To challenge the long-accepted idea, the researchers built two compact, self-contained surfaces shaped like doughnuts, known as tori. These two surfaces share identical values for both metric and mean curvature, yet their overall structures are not the same. This type of example had been sought for decades but had never been found until now.

The metric describes distances along a surface, meaning how far apart two points are when measured across it. Mean curvature captures how the surface bends in space, indicating whether it curves inward or outward and by how much.

Limits of Bonnet's Rule for Surface Geometry

Mathematicians were already aware that Bonnet's rule does not apply in every situation. Known exceptions involved non-compact surfaces, which either extend infinitely, like a flat plane, or have edges where they end. In contrast, compact surfaces such as spheres were thought to follow the rule, with metric and mean curvature fully determining their shape.

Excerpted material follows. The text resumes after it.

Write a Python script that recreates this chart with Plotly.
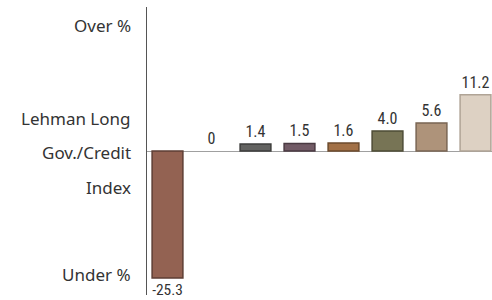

For torus-shaped surfaces, earlier work showed that a single set of metric and mean curvature values could correspond to as many as two different shapes. However, no one had been able to produce a clear, concrete example to demonstrate this possibility.

A Long-Sought Counterexample Finally Found

The new work fills that gap. By constructing a pair of tori that match in local measurements but differ globally, the team has provided the first explicit example of this phenomenon.

"After many years of research, we have succeeded for the first time in finding a concrete case that shows that even for closed, doughnut-like surfaces, local measurement data do not necessarily determine a single global shape," says Tim Hoffmann, Professor of Applied and Computational Topology at the TUM School of Computation, Information and Technology. "This allows us to solve a decades-old problem in differential geometry for surfaces."

The finding resolves a long-standing question in geometry and highlights a deeper insight. Even with complete local information, a surface's full shape cannot always be uniquely determined.